> > I tried out FEEL and Attract-Mode, and was not up and running in minutes. FEEL > > doesn't have a set-up menu. Attract-Mode's was just incomprehensible - which > > surprised me given the author seems to be a native english speaker. A-M seems like > > it's made for touch screens. Really bizarre. In either case, I wasn't able to set > the > > exe path. > > Haven't tried FEEL, but I'm sort of using Attract Mode these days. Once you get your > head around the way the UI is, it kind of makes sense. But yeah, it's not exactly > user friendly. > > Although, the same is true for most frontends. MAMEWAH was my go to for years, and > that had some funky dependencies and took lots of config file editing to get it off > the ground. I finally gave up there because it required more and more hacks to get it > to work with new OSes, as it got increasingly out of date. > > I think part of it is just that frontends are tricky. There's a lot of moving parts > that all have to be set correctly before the the frontend can do anything. It also > seems like a lot of frontend authors come from a Linux background, where funky UI and > editing config files is the norm. I'd love to try my hand at a frontend that takes a > more Apple-style "it just works" approach, but sadly my time for such projects is too > limited to have any hope of producing anything.

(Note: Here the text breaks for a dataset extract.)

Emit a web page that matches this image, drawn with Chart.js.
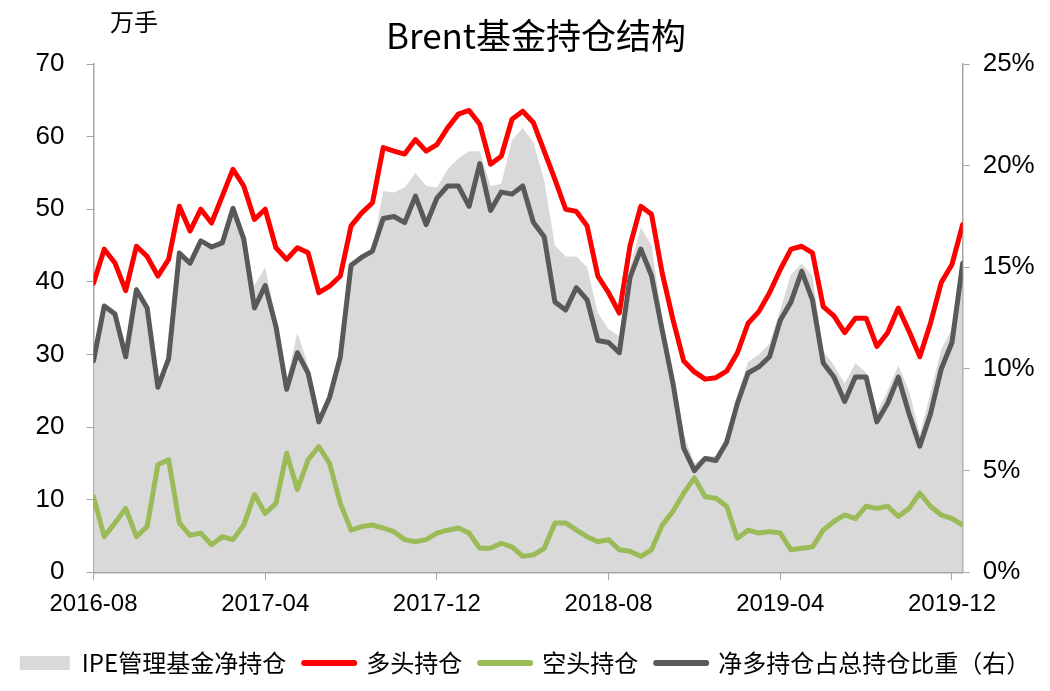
<!DOCTYPE html>
<html>
<head>
<meta charset="utf-8">
<script src="https://cdn.jsdelivr.net/npm/chart.js@4.4.1/dist/chart.umd.min.js"></script>
<style>
html,body{margin:0;padding:0;background:#fff;}
#wrap{width:1050px;height:691px;position:relative;}
</style>
</head>
<body>
<div id="wrap"><canvas id="c" width="1050" height="691"></canvas></div>
<script>
// ---- data (semi-monthly readings) ----
const dates = [
"2016-08-01","2016-08-16","2016-09-01","2016-09-16","2016-10-01","2016-10-16","2016-11-01","2016-11-16","2016-12-01","2016-12-16",
"2017-01-01","2017-01-16","2017-02-01","2017-02-16","2017-03-01","2017-03-16","2017-04-01","2017-04-16","2017-05-01","2017-05-16",
"2017-06-01","2017-06-16","2017-07-01","2017-07-16","2017-08-01","2017-08-16","2017-09-01","2017-09-16","2017-10-01","2017-10-16",
"2017-11-01","2017-11-16","2017-12-01","2017-12-16","2018-01-01","2018-01-16","2018-02-01","2018-02-16","2018-03-01","2018-03-16",
"2018-04-01","2018-04-16","2018-05-01","2018-05-16","2018-06-01","2018-06-16","2018-07-01","2018-07-16","2018-08-01","2018-08-16",
"2018-09-01","2018-09-16","2018-10-01","2018-10-16","2018-11-01","2018-11-16","2018-12-01","2018-12-16","2019-01-01","2019-01-16",
"2019-02-01","2019-02-16","2019-03-01","2019-03-16","2019-04-01","2019-04-16","2019-05-01","2019-05-16","2019-06-01","2019-06-16",
"2019-07-01","2019-07-16","2019-08-01","2019-08-16","2019-09-01","2019-09-16","2019-10-01","2019-10-16","2019-11-01","2019-11-16",
"2019-12-01","2019-12-16"];

// IPE管理基金净持仓 (万手)
const netPos = [29.5,37,36,30.5,39.5,37,25.5,28,44,42,
 45,44.5,46,50.5,46.5,39.5,42,35,26.5,33,
 28.5,21,24.5,31,42,43,44.5,52.5,52.3,53,
 55,53.2,53,55.5,57,58,58,53.2,53.5,59.5,
 61.2,59.2,54,45,43.5,43.5,42,35.7,33.5,32.5,
 42,47.5,45,35,27,19,15,16,16,18.5,
 24.5,29,30,31.5,36.2,41,42.5,40.8,30.5,28.5,
 26,28.8,27.5,22,25,28.5,25,19,24.7,30.7,
 33.5,43];

// 多头持仓 (万手)
const longPos = [39.8,44.5,42.6,38.8,44.9,43.5,40.8,43.1,50.4,47.0,
 50.0,48.1,51.8,55.5,53.2,48.6,50.0,44.7,43.1,44.7,
 44.0,38.5,39.4,40.8,47.7,49.5,50.9,58.5,58.0,57.6,
 59.6,58.0,58.9,61.2,63.1,63.6,61.7,56.2,57.3,62.4,
 63.5,61.9,58.0,54.1,50.0,49.7,47.7,40.8,38.5,35.7,
 45.0,50.4,49.3,41.2,34.8,29.1,27.6,26.6,26.8,27.7,
 30.2,34.3,35.9,38.5,41.7,44.5,44.9,44.0,36.6,35.3,
 33.0,35.0,35.0,31.1,33.0,36.4,33.2,29.7,34.3,39.9,
 42.4,47.9];

// 空头持仓 (万手)
const shortPos = [10.4,4.9,6.8,8.8,4.9,6.3,14.8,15.5,6.8,5.1,
 5.4,3.8,4.9,4.5,6.5,10.7,8.1,9.5,16.4,11.4,
 15.5,17.3,15.0,9.5,5.8,6.3,6.5,6.1,5.6,4.5,
 4.2,4.5,5.4,5.8,6.1,5.4,3.3,3.3,4.0,3.5,
 2.2,2.4,3.3,6.8,6.8,5.8,4.9,4.2,4.5,3.1,
 2.9,2.2,3.1,6.5,8.4,10.9,13.0,10.4,10.2,9.1,
 4.7,5.8,5.4,5.6,5.4,3.1,3.3,3.5,5.8,7.0,
 7.9,7.4,9.1,8.8,9.1,7.7,8.8,10.9,9.1,7.9,
 7.4,6.5];

// 净多持仓占总持仓比重 (%)
const netRatio = [10.4,13.1,12.7,10.6,13.9,13.0,9.1,10.5,15.7,15.2,
 16.3,16.0,16.2,17.9,16.4,13.0,14.1,12.1,9.0,10.8,
 9.8,7.4,8.6,10.6,15.1,15.5,15.8,17.4,17.5,17.2,
 18.5,17.1,18.4,19.0,19.0,18.0,20.1,17.8,18.7,18.6,
 19.0,17.2,16.5,13.3,12.9,14.0,13.4,11.4,11.3,10.8,
 14.5,15.9,14.6,11.9,9.3,6.1,5.0,5.6,5.5,6.4,
 8.3,9.8,10.1,10.6,12.4,13.3,14.8,13.4,10.3,9.6,
 8.4,9.6,9.6,7.4,8.3,9.6,7.8,6.2,7.8,10.0,
 11.3,15.2];

const tickLabels = ["2016-08","2017-04","2017-12","2018-08","2019-04","2019-12"];
const seriesNames = ["IPE管理基金净持仓","多头持仓","空头持仓","净多持仓占总持仓比重（右）"];
const chartTitle = "Brent基金持仓结构";
const unitLabel = "万手";

// ---- helpers ----
function monthPos(s){ // months since 2016-08-01
  const p = s.split('-').map(Number);
  const d = p[2] || 1;
  return (p[0]-2016)*12 + (p[1]-8) + (d-1)/30;
}
const xs = dates.map(monthPos);
const pts = arr => arr.map((v,i)=>({x:xs[i], y:v}));
const tickValues = tickLabels.map(monthPos);

const CJK = '"Noto Sans CJK SC", "Noto Sans", sans-serif';
const NUM = '"Liberation Sans", Arial, sans-serif';
const AX = '#a6a6a6';

const titlePlugin = {
  id:'titlePlugin',
  afterDraw(chart){
    const ctx = chart.ctx;
    ctx.save();
    ctx.fillStyle = '#000';
    ctx.textBaseline = 'middle';
    ctx.textAlign = 'center';
    ctx.font = '35px ' + CJK;
    ctx.fillText(chartTitle, 536, 36);
    ctx.textAlign = 'left';
    ctx.font = '24px ' + CJK;
    ctx.fillText(unitLabel, 110, 22);
    ctx.restore();
  }
};

new Chart(document.getElementById('c'), {
  type:'line',
  data:{
    datasets:[
      {label:seriesNames[0], data:pts(netPos), yAxisID:'y', fill:'origin', backgroundColor:'#d9d9d9', borderWidth:0, pointRadius:0, tension:0, order:10},
      {label:seriesNames[1], data:pts(longPos), yAxisID:'y', fill:false, borderColor:'#ff0000', borderWidth:5, pointRadius:0, tension:0, order:3, borderJoinStyle:'round', borderCapStyle:'round'},
      {label:seriesNames[2], data:pts(shortPos), yAxisID:'y', fill:false, borderColor:'#9bbb59', borderWidth:5, pointRadius:0, tension:0, order:2, borderJoinStyle:'round', borderCapStyle:'round'},
      {label:seriesNames[3], data:pts(netRatio), yAxisID:'y1', fill:false, borderColor:'#595959', borderWidth:5, pointRadius:0, tension:0, order:1, borderJoinStyle:'round', borderCapStyle:'round'}
    ]
  },
  options:{
    responsive:false,
    animation:false,
    events:[],
    layout:{padding:{top:64,left:0,right:0,bottom:6}},
    plugins:{
      title:{display:false},
      tooltip:{enabled:false},
      legend:{
        position:'bottom',
        labels:{
          usePointStyle:true,
          pointStyleWidth:50,
          boxHeight:14,
          padding:18,
          color:'#000',
          font:{family:CJK, size:24},
          generateLabels(chart){
            return chart.data.datasets.map((ds,i)=>({
              text:ds.label,
              datasetIndex:i,
              pointStyle: i===0 ? 'rect' : 'line',
              fillStyle: i===0 ? '#d9d9d9' : ds.borderColor,
              strokeStyle: i===0 ? '#d9d9d9' : ds.borderColor,
              lineWidth: i===0 ? 0 : 6,
              lineCap:'round',
              hidden:false,
              fontColor:'#000'
            }));
          }
        }
      }
    },
    scales:{
      x:{
        type:'linear',
        min:0,
        max:xs[xs.length-1],
        afterBuildTicks(axis){ axis.ticks = tickValues.map(v=>({value:v})); },
        afterFit(axis){ axis.height = 60.7; },
        ticks:{
          autoSkip:false, maxRotation:0, padding:10, color:'#000',
          font:{family:NUM, size:24},
          callback(v){ const i = tickValues.indexOf(v); return i>=0 ? tickLabels[i] : ''; }
        },
        grid:{drawOnChartArea:false, drawTicks:true, tickLength:8, color:AX},
        border:{display:true, color:AX, width:1.5}
      },
      y:{
        position:'left', min:0, max:70,
        afterFit(axis){ axis.width = 93.5; },
        ticks:{stepSize:10, padding:22, color:'#000', font:{family:NUM, size:26}},
        grid:{drawOnChartArea:false, drawTicks:true, tickLength:7, color:AX},
        border:{display:true, color:AX, width:1.5}
      },
      y1:{
        position:'right', min:0, max:25,
        afterFit(axis){ axis.width = 87.3; },
        ticks:{stepSize:5, padding:13, color:'#000', font:{family:NUM, size:26},
          callback(v){ return v + '%'; }},
        grid:{drawOnChartArea:false, drawTicks:true, tickLength:7, color:AX},
        border:{display:true, color:AX, width:1.5}
      }
    }
  },
  plugins:[titlePlugin]
});
</script>
</body>
</html>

I agree with most of this. I downloaded the new Mame yesterday, and the built-in UI is hilariously inept and horrible to use, though like anything you get used to its fugliness.
If you're familiar with most of the older ones, then MameUI64 is the best right now, I think.
Basically the problem with every one I've seen is that they're designed from the inside out, rather then the outside in. Meaning, usability is about last on the list of requirements.